**WORK REQUIRED**
Scan the material for the word "matplotlib", and copy each line where it shows up.

☆ ☆ ☆

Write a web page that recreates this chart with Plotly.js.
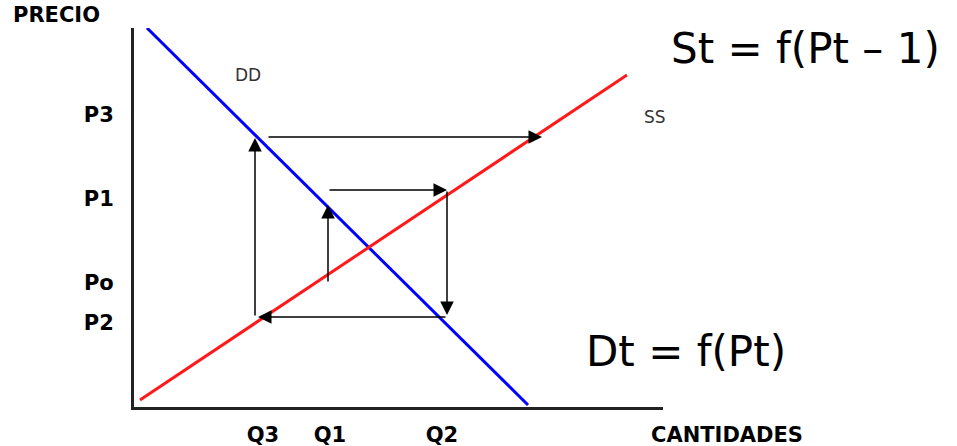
<!DOCTYPE html>
<html>
<head>
<meta charset="utf-8">
<script src="https://cdn.plot.ly/plotly-3.0.1.min.js"></script>
<style>html,body{margin:0;padding:0;background:#fff;}#chart{width:957px;height:446px;}</style>
</head>
<body>
<div id="chart"></div>
<script>
// Price / quantity tick labels
const priceLabels = ['P3', 'P1', 'Po', 'P2'];
const priceTickVals = [292, 208, 124, 84];
const qtyLabels = ['Q3', 'Q1', 'Q2'];
const qtyTickVals = [129, 196, 308];

// Demand (DD) and supply (SS) lines
const demandX = [13, 394];
const demandY = [379, 2];
const supplyX = [6, 493];
const supplyY = [7, 332];

// Cobweb arrows: tail -> head
const arrowTailX = [194, 194, 313, 313, 121, 133];
const arrowTailY = [124, 217, 217, 90, 90, 270];
const arrowHeadX = [194, 313, 313, 124, 121, 408];
const arrowHeadY = [202, 217, 92, 90, 269, 270];

const traces = [
  {x: demandX, y: demandY, mode: 'lines', line: {color: '#0000ff', width: 3}, hoverinfo: 'skip'},
  {x: supplyX, y: supplyY, mode: 'lines', line: {color: '#ff1a1a', width: 3}, hoverinfo: 'skip'}
];

const annotations = [];
for (let i = 0; i < arrowTailX.length; i++) {
  annotations.push({
    x: arrowHeadX[i], y: arrowHeadY[i], ax: arrowTailX[i], ay: arrowTailY[i],
    xref: 'x', yref: 'y', axref: 'x', ayref: 'y',
    showarrow: true, arrowhead: 2, arrowsize: 1.8, arrowwidth: 1.5,
    arrowcolor: '#000', standoff: 0, startstandoff: 0, text: ''
  });
}
const boldFont = {family: 'DejaVu Sans', size: 21, color: '#000', weight: 'bold'};
annotations.push(
  {text: '<b>PRECIO</b>', xref: 'paper', yref: 'paper', x: -0.146, y: 1.035, showarrow: false, font: boldFont, xanchor: 'center', yanchor: 'middle'},
  {text: '<b>CANTIDADES</b>', xref: 'paper', yref: 'paper', x: 1.121, y: -0.074, showarrow: false, font: boldFont, xanchor: 'center', yanchor: 'middle'},
  {text: 'DD', xref: 'x', yref: 'y', x: 114, y: 332, showarrow: false, font: {family: 'DejaVu Sans', size: 17, color: '#333'}},
  {text: 'SS', xref: 'x', yref: 'y', x: 521, y: 290, showarrow: false, font: {family: 'DejaVu Sans', size: 17, color: '#333'}},
  {text: 'St = f(Pt – 1)', xref: 'paper', yref: 'paper', x: 1.270, y: 0.947, showarrow: false, font: {family: 'DejaVu Sans', size: 42, color: '#000'}, xanchor: 'center', yanchor: 'middle'},
  {text: 'Dt = f(Pt)', xref: 'paper', yref: 'paper', x: 1.043, y: 0.146, showarrow: false, font: {family: 'DejaVu Sans', size: 42, color: '#000'}, xanchor: 'center', yanchor: 'middle'}
);

const layout = {
  width: 957, height: 446,
  margin: {l: 134, r: 294, t: 28, b: 39, pad: 0},
  paper_bgcolor: '#fff', plot_bgcolor: '#fff',
  showlegend: false,
  xaxis: {
    range: [0, 529], showgrid: false, zeroline: false,
    showline: true, linewidth: 3, linecolor: '#222',
    tickmode: 'array', tickvals: qtyTickVals, ticktext: qtyLabels,
    ticks: '', ticklabelstandoff: 7,
    tickfont: boldFont, fixedrange: true
  },
  yaxis: {
    range: [0, 379], showgrid: false, zeroline: false,
    showline: true, linewidth: 3, linecolor: '#222',
    tickmode: 'array', tickvals: priceTickVals, ticktext: priceLabels,
    ticks: '', ticklabelstandoff: 13,
    tickfont: boldFont, fixedrange: true
  },
  annotations: annotations
};

Plotly.newPlot('chart', traces, layout, {staticPlot: true, displayModeBar: false});
</script>
</body>
</html>
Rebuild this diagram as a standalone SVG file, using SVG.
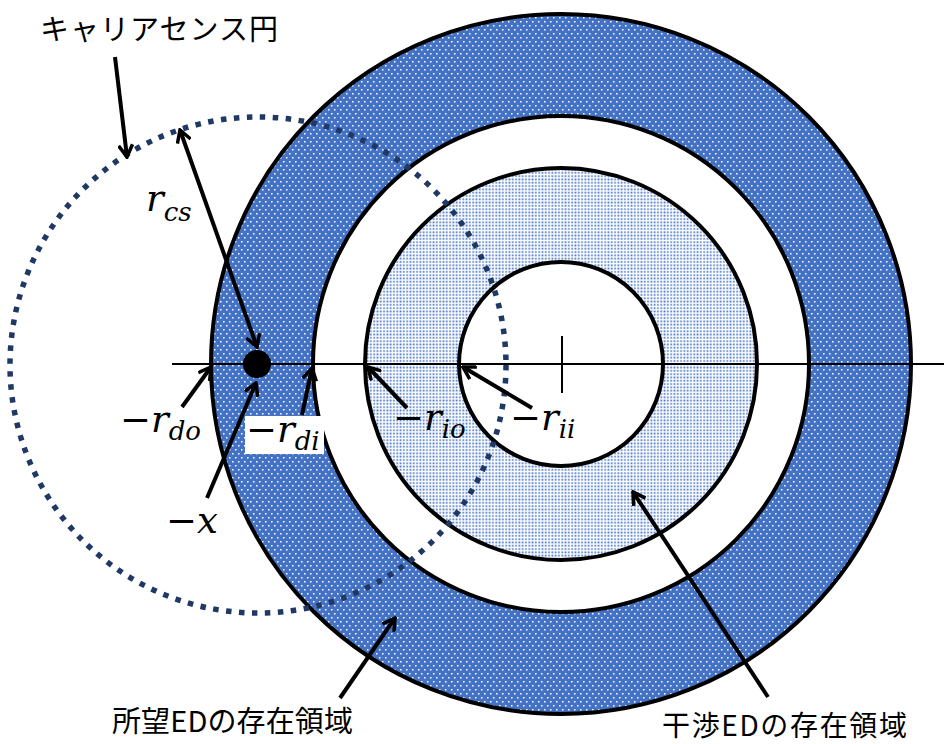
<svg xmlns="http://www.w3.org/2000/svg" width="944" height="744" viewBox="0 0 944 744">
<defs>
<pattern id="pDark" width="6" height="8" patternUnits="userSpaceOnUse">
<rect width="6" height="8" fill="#4472C4"/>
<rect x="1" y="1" width="1.5" height="1.5" fill="#ffffff"/>
<rect x="4" y="5" width="1.5" height="1.5" fill="#ffffff"/>
</pattern>
<pattern id="pLight" width="3.3" height="3.3" patternUnits="userSpaceOnUse">
<rect width="3.3" height="3.3" fill="#ffffff"/>
<rect x="0.4" y="0.4" width="1.7" height="1.7" fill="#4472C4"/>
</pattern>
<marker id="ah" viewBox="0 0 16 16" refX="14" refY="8" markerWidth="16" markerHeight="16" markerUnits="userSpaceOnUse" orient="auto-start-reverse">
<path d="M2,1 L14,8 L2,15" fill="none" stroke="#000" stroke-width="3.5"/>
</marker>
<style>
.ring{stroke:#000;stroke-width:4}
.arr{stroke:#000;stroke-width:4;fill:none;marker-end:url(#ah)}
.math{font-family:"DejaVu Serif","Liberation Serif",serif;font-style:italic;fill:#000}
.jp{font-family:"Noto Sans CJK JP","Noto Sans",sans-serif;fill:#000}
</style>
</defs>
<rect width="944" height="744" fill="#fff"/>
<g id="rings">
<circle id="outer" cx="561" cy="364" r="350" fill="url(#pDark)" class="ring"/>
<circle id="gap" cx="561" cy="364" r="248" fill="#fff" class="ring"/>
<circle id="interf" cx="561" cy="364" r="196" fill="url(#pLight)" class="ring"/>
<circle id="inner" cx="561" cy="364" r="102" fill="#fff" class="ring"/>
</g>
<g id="axis">
<line x1="172" y1="364" x2="944" y2="364" stroke="#000" stroke-width="2"/>
<line x1="562" y1="336" x2="562" y2="393" stroke="#000" stroke-width="2"/>
</g>
<g id="carrier">
<circle cx="258" cy="365" r="248" fill="none" stroke="#1F3864" stroke-width="5.5" stroke-dasharray="5.5 7.5"/>
</g>
<g id="ed">
<circle cx="257" cy="364" r="14" fill="#000"/>
</g>
<g id="connectors">
<line x1="115" y1="57" x2="127" y2="157" class="arr"/>
<line x1="180" y1="130" x2="257" y2="347" class="arr" marker-start="url(#ah)"/>
<line x1="182" y1="407" x2="211" y2="367" class="arr"/>
<line x1="207" y1="498" x2="256" y2="383" class="arr"/>
<line x1="302" y1="415" x2="312" y2="368" class="arr"/>
<line x1="407" y1="408" x2="368" y2="367" class="arr"/>
<line x1="532" y1="408" x2="463" y2="367" class="arr"/>
<line x1="340" y1="698" x2="395" y2="618" class="arr"/>
<line x1="768" y1="697" x2="633" y2="492" class="arr"/>
</g>
<g id="labels">
<text class="jp" x="40" y="40" font-size="29" textLength="238" lengthAdjust="spacing">キャリアセンス円</text>
<text class="jp" x="112" y="732" font-size="29" textLength="241" lengthAdjust="spacing">所望EDの存在領域</text>
<text class="jp" x="662" y="736" font-size="28" textLength="245" lengthAdjust="spacing">干渉EDの存在領域</text>
<text class="math" x="146" y="211" font-size="37">r<tspan font-size="26" dy="10">cs</tspan></text>
<text class="math" x="120" y="432" font-size="37"><tspan font-style="normal">−</tspan>r<tspan font-size="26" dy="8">do</tspan></text>
<rect x="245" y="416" width="79" height="38" fill="#fff"/>
<text class="math" x="246" y="442" font-size="37"><tspan font-style="normal">−</tspan>r<tspan font-size="26" dy="8">di</tspan></text>
<text class="math" x="166" y="533" font-size="37"><tspan font-style="normal">−</tspan>x</text>
<text class="math" x="393" y="430" font-size="37"><tspan font-style="normal">−</tspan>r<tspan font-size="26" dy="8">io</tspan></text>
<text class="math" x="510" y="430" font-size="37"><tspan font-style="normal">−</tspan>r<tspan font-size="26" dy="8">ii</tspan></text>
</g>
</svg>
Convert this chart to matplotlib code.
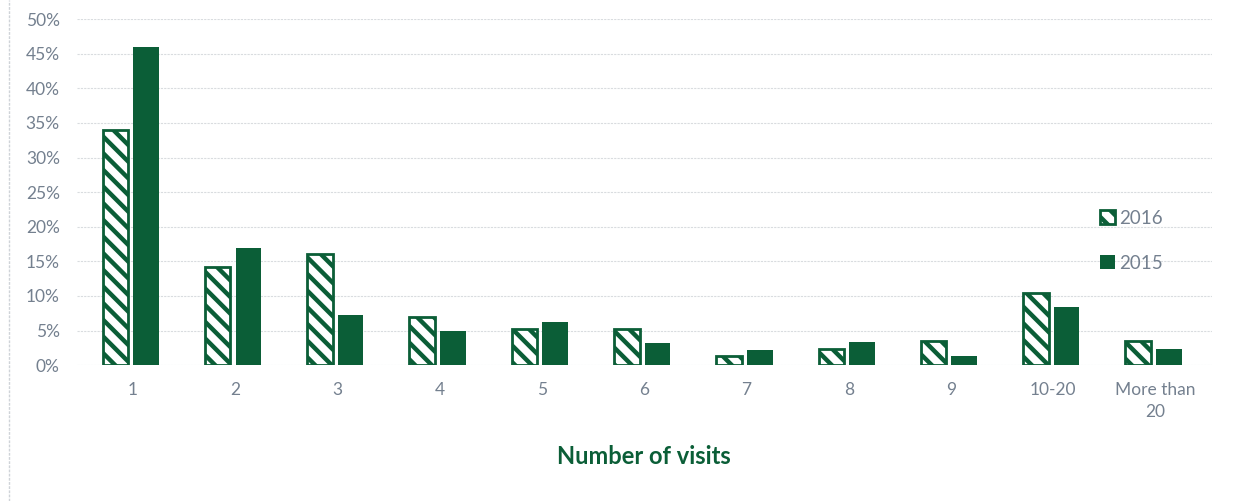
import matplotlib
matplotlib.use("Agg")
import matplotlib.pyplot as plt
import numpy as np
from matplotlib.lines import Line2D

# data
categories = ["1", "2", "3", "4", "5", "6", "7", "8", "9", "10-20", "More than\n20"]
share_2016 = [34, 14.2, 16, 7, 5.2, 5.3, 1.3, 2.4, 3.5, 10.4, 3.5]
share_2015 = [46, 17, 7.2, 5, 6.2, 3.2, 2.2, 3.3, 1.3, 8.4, 2.4]
y_ticks = [0, 5, 10, 15, 20, 25, 30, 35, 40, 45, 50]

green = "#0b5e37"
grey_text = "#74808f"

plt.rcParams['font.family'] = ['Lato', 'DejaVu Sans']
plt.rcParams['hatch.linewidth'] = 3.2
plt.rcParams['hatch.color'] = green

fig = plt.figure(figsize=(12.34, 5.01), dpi=100)
ax = fig.add_axes([0.062, 0.271, 0.92, 0.691])

x = np.arange(len(categories))
w = 0.25
ax.bar(x - 0.17, share_2016, width=w, facecolor="white", edgecolor=green,
       hatch="\\\\", linewidth=2, label="2016", zorder=3)
ax.bar(x + 0.13, share_2015, width=w, color=green, label="2015", zorder=3)

ax.set_ylim(0, 50)
ax.set_xlim(-0.55, len(categories) - 0.45)
ax.set_yticks(y_ticks)
ax.set_yticklabels([f"{t}%" for t in y_ticks])
ax.set_xticks(x)
ax.set_xticklabels(categories, linespacing=1.5)
ax.tick_params(axis="both", length=0, labelsize=12.5, colors=grey_text)
ax.tick_params(axis="x", pad=12)
ax.tick_params(axis="y", pad=12)

ax.grid(axis="y", color="#d9dcdf", linestyle=(0, (2, 1)), linewidth=0.8, zorder=0)
for s in ax.spines.values():
    s.set_visible(False)

ax.set_xlabel("Number of visits", fontsize=17, fontweight="bold", color=green, labelpad=18)

leg = ax.legend(loc="center left", bbox_to_anchor=(0.887, 0.36), frameon=False,
                fontsize=13.5, handlelength=0.8, handleheight=0.8, handletextpad=0.2,
                labelspacing=1.5, labelcolor=grey_text)

# faint frame line at the left edge
fig.add_artist(Line2D([0.007, 0.007], [0.0, 1.0], transform=fig.transFigure,
                      color="#cfd3d8", linewidth=1, linestyle=(0, (2, 1))))

fig.savefig("out.png", dpi=100)
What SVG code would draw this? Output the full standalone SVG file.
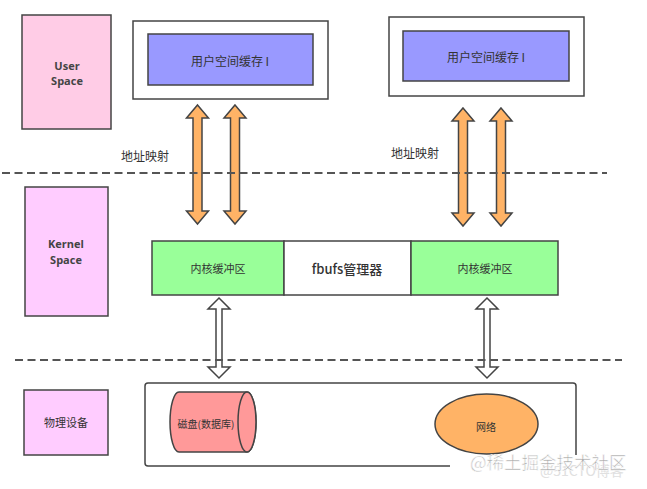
<svg xmlns="http://www.w3.org/2000/svg" width="647" height="489" viewBox="0 0 647 489">
<style>
.box{stroke:#444;stroke-width:1.5}
.t{font-family:"Noto Sans CJK SC","Liberation Sans",sans-serif;fill:#333;text-anchor:middle;dominant-baseline:central}
.b{font-weight:bold;font-family:"Open Sans","Noto Sans CJK SC",sans-serif;fill:#444}
.dash{stroke:#555;stroke-width:1.8;stroke-dasharray:8 4.5;fill:none}
.oa{fill:#ffb366;stroke:#444;stroke-width:1.5;stroke-linejoin:miter}
.ha{fill:#fff;stroke:#444;stroke-width:1.5}
</style>
<rect width="647" height="489" fill="#fff"/>

<g id="user-space"><rect class="box" x="22" y="15" width="89" height="114" fill="#ffcce6"/>
<text class="t b" x="67" y="65" font-size="11">User</text><text class="t b" x="67" y="80" font-size="11">Space</text></g>

<g id="user-buf-1"><rect class="box" x="133" y="21" width="195" height="78" fill="#fff"/>
<rect class="box" x="148" y="34" width="165" height="51" fill="#9999ff"/>
<text class="t" x="230" y="60" font-size="12">用户空间缓存 I</text></g>

<g id="user-buf-2"><rect class="box" x="389" y="17" width="195" height="79" fill="#fff"/>
<rect class="box" x="403" y="31" width="166" height="50" fill="#9999ff"/>
<text class="t" x="486" y="56" font-size="12">用户空间缓存 I</text></g>

<g id="kernel-space"><rect class="box" x="25" y="187" width="83" height="129" fill="#ffccff"/>
<text class="t b" x="66" y="243" font-size="11">Kernel</text><text class="t b" x="66" y="259" font-size="11">Space</text></g>

<g id="kbuf-1"><rect class="box" x="152" y="241" width="132" height="54" fill="#99ff99"/>
<text class="t" x="218" y="268" font-size="11">内核缓冲区</text></g>
<g id="fbufs"><rect class="box" x="284" y="241" width="127" height="54" fill="#fff"/>
<text class="t" x="347" y="268" font-size="13" font-weight="500">fbufs管理器</text></g>
<g id="kbuf-2"><rect class="box" x="411" y="241" width="147" height="54" fill="#99ff99"/>
<text class="t" x="485" y="268" font-size="11">内核缓冲区</text></g>

<g id="physical"><rect class="box" x="24" y="390" width="84" height="65" fill="#ffccff"/>
<text class="t" x="66" y="422" font-size="11">物理设备</text></g>

<g id="device-box"><rect class="box" x="145" y="383" width="431" height="83" rx="3" fill="#fff"/></g>

<g id="disk"><path class="box" d="M179,392 H247 A9,30 0 0 1 247,452 H179 A9,30 0 0 1 179,392 Z" fill="#ff9999"/>
<ellipse class="box" cx="247" cy="422" rx="9" ry="30" fill="#ff9999"/>
<text class="t" x="206" y="423" font-size="10">磁盘(数据库)</text></g>

<g id="network"><ellipse class="box" cx="486.5" cy="424" rx="51.5" ry="30" fill="#ffb366"/>
<text class="t" x="486" y="426" font-size="10">网络</text></g>

<g id="connectors">
<path class="oa" d="M197.5,105 L208.5,118 L202,118 L202,211 L208.5,211 L197.5,224 L186.5,211 L193,211 L193,118 L186.5,118 Z"/>
<path class="oa" d="M235,105 L246,118 L239.5,118 L239.5,211 L246,211 L235,224 L224,211 L230.5,211 L230.5,118 L224,118 Z"/>
<path class="oa" d="M463,108 L474,121 L467.5,121 L467.5,213 L474,213 L463,226 L452,213 L458.5,213 L458.5,121 L452,121 Z"/>
<path class="oa" d="M501,108 L512,121 L505.5,121 L505.5,213 L512,213 L501,226 L490,213 L496.5,213 L496.5,121 L490,121 Z"/>
<path class="ha" d="M219,298 L230,309 L222,309 L222,367 L230,367 L219,378 L208,367 L216,367 L216,309 L208,309 Z"/>
<path class="ha" d="M487,298 L498,309 L490,309 L490,367 L498,367 L487,378 L476,367 L484,367 L484,309 L476,309 Z"/>
<line class="dash" x1="2" y1="173" x2="607" y2="173"/>
<line class="dash" x1="15" y1="360" x2="622" y2="360"/>
</g>

<text class="t" x="145" y="155" font-size="12">地址映射</text>
<text class="t" x="415" y="152" font-size="12">地址映射</text>

<g id="watermark">
<rect x="450" y="455" width="197" height="34" fill="#fff"/>
<text x="540" y="476" font-size="14" fill="#e0e0e0" font-family="Noto Sans CJK SC,sans-serif">@51CTO博客</text>
<text x="470" y="469" font-size="17.5" fill="#a8a8a8" stroke="#fff" stroke-width="0.6" font-family="Noto Sans CJK SC,sans-serif">@稀土掘金技术社区</text>
</g>
</svg>
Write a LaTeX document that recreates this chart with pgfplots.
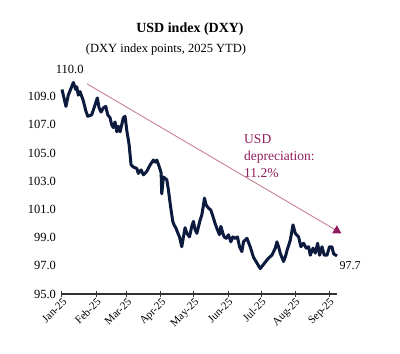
\documentclass[border=0pt]{standalone}
\usepackage{fontspec}
\setmainfont{Liberation Serif}
\usepackage{pgfplots}
\pgfplotsset{compat=1.18}
\usetikzlibrary{arrows.meta}
\definecolor{navy}{HTML}{0B1A3D}
\definecolor{arrowline}{HTML}{C77F97}
\definecolor{magentadark}{HTML}{8E1E5E}
\begin{document}
\begin{tikzpicture}
\path[use as bounding box] (0,0) rectangle (400pt,354pt);
\node[font=\fontsize{14}{15}\selectfont\bfseries] at (190pt,325pt) {USD index (DXY)};
\node[font=\fontsize{12.5}{14}\selectfont] at (166pt,305pt) {(DXY index points, 2025 YTD)};
\begin{axis}[
  at={(62pt,60pt)}, anchor=south west,
  scale only axis, width=275pt, height=218.6pt,
  xmin=0, xmax=250, ymin=95, ymax=110.5,
  axis x line*=bottom, axis y line*=left,
  y axis line style={draw=none},
  ytick={95,97,...,109},
  ytick style={draw=none},
  yticklabel style={font=\fontsize{12.5}{14}\selectfont, /pgf/number format/.cd, fixed, fixed zerofill, precision=1},
  /pgf/number format/assume math mode=true,
  xtick={0,31,59,90,120,151,181,212,243},
  xticklabels={Jan-25,Feb-25,Mar-25,Apr-25,May-25,Jun-25,Jul-25,Aug-25,Sep-25},
  xticklabel style={rotate=45, anchor=north east, font=\fontsize{11}{12}\selectfont, inner sep=0.5pt},
  x axis line style={line width=1.4pt, color=black!80},
  xtick style={line width=1pt, color=black!80},
  tick align=center, major tick length=5pt,
  clip=false,
]
\addplot[navy, line width=3pt, line join=round] coordinates {
(0,109.5)(3.6,108.3)(5.7,109.1)(8.8,109.7)(10.3,110.0)(12.5,109.5)(13.4,109.7)(14.8,109.1)(16.4,109.35)
(19.4,108.7)(21.6,108.0)(23.4,107.6)(27.0,107.7)(30.0,108.4)(32.1,108.9)(33.7,108.2)(35.5,107.9)
(37.6,108.2)(39.8,108.3)(41.6,107.7)(43.7,107.5)(45.2,107.0)(46.7,106.8)(48.2,107.2)(49.8,106.5)
(51.2,106.9)(52.8,106.5)(55.8,107.5)(57.3,107.6)(58.9,106.6)(61.0,105.6)(62.8,104.15)(64.9,104.0)
(68.0,103.9)(69.4,103.55)(71.9,103.8)(74.0,103.45)(77.1,103.7)(80.1,104.15)(83.1,104.5)(84.6,104.35)
(86.2,104.5)(88.3,104.05)(90.1,103.6)(90.7,102.1)(92.2,103.3)(95.3,103.1)(96.7,102.4)(98.7,101.2)
(100.7,100.15)(101.9,99.9)(103.7,99.65)(104.9,99.4)(106.8,99.05)(108.9,98.35)(110.4,99.05)(111.9,99.7)
(113.5,99.3)(115.9,99.05)(118.0,99.8)(119.5,100.15)(121.0,99.55)(122.6,99.3)(125.6,100.25)(127.1,100.6)
(128.6,101.3)(129.5,101.8)(131.1,101.3)(133.1,101.1)(135.3,100.95)(137.2,100.5)(139.2,100.0)(141.3,99.55)
(143.2,99.2)(144.4,99.8)(146.3,99.3)(147.4,99.05)(149.3,98.95)(151.3,99.2)(153.5,98.7)(155.3,99.05)
(157.4,98.95)(159.5,99.05)(161.4,98.35)(163.5,98.0)(165.0,98.7)(168.1,98.95)(171.1,98.35)(174.1,97.6)
(177.2,97.2)(180.2,96.8)(183.2,97.1)(187.8,97.55)(190.8,97.75)(193.9,98.25)(195.4,98.7)(196.9,98.35)
(198.4,97.9)(201.4,97.3)(203.1,97.65)(204.6,98.1)(207.5,98.8)(210.0,99.9)(212.1,99.3)(215.1,99.05)
(217.2,98.35)(219.6,98.6)(222.1,98.25)(224.2,98.35)(225.7,97.75)(228.2,98.25)(230.3,97.9)(232.4,98.6)
(234.2,97.75)(236.4,98.35)(238.4,97.75)(240.9,97.75)(243.2,98.35)(245.4,98.35)(246.9,97.85)(250.0,97.7)
};
\draw[arrowline, line width=0.9pt, -{Triangle[length=8pt, width=9pt, fill=magentadark, color=magentadark]}]
  (axis cs:22.8,109.9) -- (axis cs:254,99.3);
\node[font=\fontsize{12.5}{14}\selectfont] at (axis cs:7,110.9) {110.0};
\node[font=\fontsize{12}{14}\selectfont] at (axis cs:262,97.0) {97.7};
\node[font=\fontsize{13.5}{17}\selectfont, text=magentadark, align=left, anchor=north west, inner sep=0pt]
  at (axis cs:165.5,106.3) {USD\\depreciation:\\11.2\%};
\end{axis}
\end{tikzpicture}
\end{document}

☆ ☆ ☆

**TASK SOLUTION**
Convert this chart to matplotlib code.
import matplotlib
matplotlib.use("Agg")
import matplotlib.pyplot as plt
from matplotlib.lines import Line2D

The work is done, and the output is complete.